Julia had told the story of the heartless consultant many times. How he, a paternalistic but highly regarded specialist, broke the news to a patient that he had cancer in an overly matter of fact way before walking away from the bed, and, within earshot, saying, “Hopeless!” to the rest of the team.
Julia, very junior back then, thought the patient, Mr Field, had probably heard the comment, or at the very least seen the slow shake of the consultant’s head that accompanied it. The patient stared across the ward, and seemed to be analysing the half-caught words and the potent gestures, trying to calculate their significance for him. Julia attended the rest of the ward round diligently, but was distracted by the thought that Mr Field must be in some distress. She wanted to go back and check; what did he hear, what effect was it having on him…?
So at the end the ward round Julia rushed back to Mr Field’s ward and asked if she could speak with him. He agreed of course. Julia pulled the curtain round and asked, in the most open way she could, what Mr Field had taken away from the ward round. He knew he had cancer, and he knew what this meant – it had spread, it was incurable if not untreatable.
“And did Dr ________ say anything that worried you particularly?” asked Julia.
“No, not really, though I’ve got a lot more questions. He was quite brief.”
Thank God! Relief. He had not overheard the callous comment. Now Julia found herself in a tricky position. She had come back to ‘clean up’ the mess caused by her careless consultant, but in fact there was no mess to clean up. And to be honest Julia did not have the knowledge to answer all of Mr Field’s questions about treatment options and prognosis. She cursed herself for interfering, and cursed her consultant’s behaviour for driving her to come back and check.
Julia was used to coming back to patients – for the ‘clean-up’. Answering or mollifying patients and relatives after a consultant’s cameo performance, a mixture of information-avalanche from a great height, bedside teaching, and a communication style that did not meet the needs of the patients. She didn’t mind… the consultant couldn’t really be expected to deal with every query and anticipate every nuance of his patients’ particular psychological or social circumstances, especially in a limited time-frame. His phone was always going off, he was always late for some committee, he had high level responsibilities in the Trust that clearly occupied his mind when he was supposed to be focussing on individuals. He wasn’t that bad… just a bit thoughtless during the one-to-one sometimes.
Nevertheless, Julia walked away from Mr Field’s bedside and swore that when she was a consultant there would be no such faux-pas.

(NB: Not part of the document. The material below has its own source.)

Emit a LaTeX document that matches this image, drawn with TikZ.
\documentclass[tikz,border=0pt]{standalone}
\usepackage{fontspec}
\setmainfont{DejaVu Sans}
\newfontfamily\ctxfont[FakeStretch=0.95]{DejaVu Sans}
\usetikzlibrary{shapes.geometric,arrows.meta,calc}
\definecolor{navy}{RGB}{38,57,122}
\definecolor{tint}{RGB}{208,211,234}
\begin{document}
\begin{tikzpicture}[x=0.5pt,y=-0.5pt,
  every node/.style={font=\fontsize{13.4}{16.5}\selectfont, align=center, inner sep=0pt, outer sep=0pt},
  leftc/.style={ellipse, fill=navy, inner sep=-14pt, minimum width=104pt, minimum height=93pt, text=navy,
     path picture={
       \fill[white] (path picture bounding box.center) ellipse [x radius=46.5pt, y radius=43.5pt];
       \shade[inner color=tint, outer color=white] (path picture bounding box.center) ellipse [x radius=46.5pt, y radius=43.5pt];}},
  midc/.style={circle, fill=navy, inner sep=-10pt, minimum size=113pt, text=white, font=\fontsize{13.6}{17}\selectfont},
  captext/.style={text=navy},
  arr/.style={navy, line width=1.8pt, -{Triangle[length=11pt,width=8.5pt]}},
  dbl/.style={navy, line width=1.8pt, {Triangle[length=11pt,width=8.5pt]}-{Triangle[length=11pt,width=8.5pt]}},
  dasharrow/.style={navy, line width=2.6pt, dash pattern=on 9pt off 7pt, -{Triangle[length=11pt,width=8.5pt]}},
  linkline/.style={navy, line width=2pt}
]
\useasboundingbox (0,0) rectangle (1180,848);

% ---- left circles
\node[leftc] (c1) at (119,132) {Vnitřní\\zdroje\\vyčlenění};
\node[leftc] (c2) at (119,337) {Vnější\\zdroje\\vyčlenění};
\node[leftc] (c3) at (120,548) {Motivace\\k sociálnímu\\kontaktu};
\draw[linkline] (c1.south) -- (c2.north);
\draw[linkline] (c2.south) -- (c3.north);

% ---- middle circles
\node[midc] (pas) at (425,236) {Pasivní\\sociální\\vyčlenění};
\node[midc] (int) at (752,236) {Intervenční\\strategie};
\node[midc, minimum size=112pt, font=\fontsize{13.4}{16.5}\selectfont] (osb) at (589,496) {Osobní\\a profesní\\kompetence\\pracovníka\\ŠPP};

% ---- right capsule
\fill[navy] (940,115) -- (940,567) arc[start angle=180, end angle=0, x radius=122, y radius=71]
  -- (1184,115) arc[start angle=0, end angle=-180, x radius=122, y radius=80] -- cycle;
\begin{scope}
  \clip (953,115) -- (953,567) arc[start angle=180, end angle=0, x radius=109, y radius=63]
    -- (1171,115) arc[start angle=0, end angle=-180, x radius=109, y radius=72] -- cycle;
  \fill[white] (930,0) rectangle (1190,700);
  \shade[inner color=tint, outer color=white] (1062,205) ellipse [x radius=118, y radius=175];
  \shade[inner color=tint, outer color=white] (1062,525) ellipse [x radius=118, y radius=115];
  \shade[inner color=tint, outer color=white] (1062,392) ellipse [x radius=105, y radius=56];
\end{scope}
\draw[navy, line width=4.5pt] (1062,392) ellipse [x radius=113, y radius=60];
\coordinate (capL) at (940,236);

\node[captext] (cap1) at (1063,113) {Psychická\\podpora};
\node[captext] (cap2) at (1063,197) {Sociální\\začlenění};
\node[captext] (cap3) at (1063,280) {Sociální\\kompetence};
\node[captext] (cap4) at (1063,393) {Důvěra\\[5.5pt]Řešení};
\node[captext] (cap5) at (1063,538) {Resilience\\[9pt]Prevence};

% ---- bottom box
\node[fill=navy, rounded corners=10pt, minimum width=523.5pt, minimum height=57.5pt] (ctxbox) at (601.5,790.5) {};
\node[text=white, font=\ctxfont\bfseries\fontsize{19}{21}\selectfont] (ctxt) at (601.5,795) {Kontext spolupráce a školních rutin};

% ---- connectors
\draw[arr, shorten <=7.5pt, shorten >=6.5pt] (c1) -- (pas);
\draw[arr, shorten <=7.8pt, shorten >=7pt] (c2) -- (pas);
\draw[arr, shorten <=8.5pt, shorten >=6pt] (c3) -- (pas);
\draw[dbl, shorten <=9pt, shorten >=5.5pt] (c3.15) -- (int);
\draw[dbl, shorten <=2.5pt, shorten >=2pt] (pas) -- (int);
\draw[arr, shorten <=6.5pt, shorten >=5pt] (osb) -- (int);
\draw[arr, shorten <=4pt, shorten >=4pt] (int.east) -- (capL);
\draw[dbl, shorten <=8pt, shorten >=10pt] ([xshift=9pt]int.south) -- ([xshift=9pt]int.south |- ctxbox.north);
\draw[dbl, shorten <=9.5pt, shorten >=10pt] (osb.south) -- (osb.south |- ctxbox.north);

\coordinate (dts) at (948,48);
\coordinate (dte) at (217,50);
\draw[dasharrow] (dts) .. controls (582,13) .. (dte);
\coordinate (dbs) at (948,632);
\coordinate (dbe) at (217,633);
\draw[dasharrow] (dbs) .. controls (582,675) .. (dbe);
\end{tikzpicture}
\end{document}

Some years later Julia became a consultant. She made sure that her ward rounds were protected from other business and worked hard to relate to the patients. At the same time she acquired other responsibilities and developed as a clinical researcher. One day, eighteen months after becoming a consultant, she was on a ward round. A 72 year-old woman with advanced lung disease had developed an ‘acute abdomen’, likely dead bowel. The surgeons weren’t keen to operate, but she would certainly die without it. Julia, a chest specialist, reckoned the risk of dying after surgery, from lung complications, was 40-50%. A classic ‘rock and a hard place’ situation. Julia went to see the patient, who was alert and understood everything. Just before entering the cubicle Julia’s phone rang – she answered. Another patient whom she hoped to enter into a research study had arrived downstairs for the final consent meeting. Julia had another important commitment, a one off, in half an hour. The morning was getting tight. She entered the cubicle and explained the situation. Certain death vs a 50% risk, if we can get an anaesthetist… so what do you think? Will you agree to surgery? The patient looked away, unsure, confused. Julia glanced at her watch – just a tiny tilt of the head.
“OK… Mrs Taylor… it’s a hard decision, we’ll leave it a little longer for you to think about it… perhaps wait for your family to arrive, discuss it with them.”
Julia left. Her team followed her, not sure what the next step was. Julia looked at her registrar,
“Can you come back in an hour and try to reach a conclusion, I’ve got to get going.” Then she walked away, her registrar by her side, and added,
“To be honest Diane, I don’t fancy her chances either way. Fifty percent may be optimistic. But the choice is… definitely die, or probably die. It’s a pretty hopeless situation.” As she said this a young man in everyday clothes passed them. He paused, then moved on.
Julia saw her research patient and attended her meeting. Then she walked back up to Mrs Taylor’s ward. There she found her registrar, SHO and a ward matron in with the patient, who was crying, and her son – the man who had walked passed her – bowed over the side of the bed holding his mother’s hands. Julia backed off and asked another nurse what was happening. The nurse replied,
“After your ward round we heard lots of crying… apparently one of the family overheard someone saying it was all hopeless… we had to get your team up to calm everything down, they’ve been here for an hour.”
Julia stood by the nurses’ station and looked into the bay. The clean-up operation was in full swing.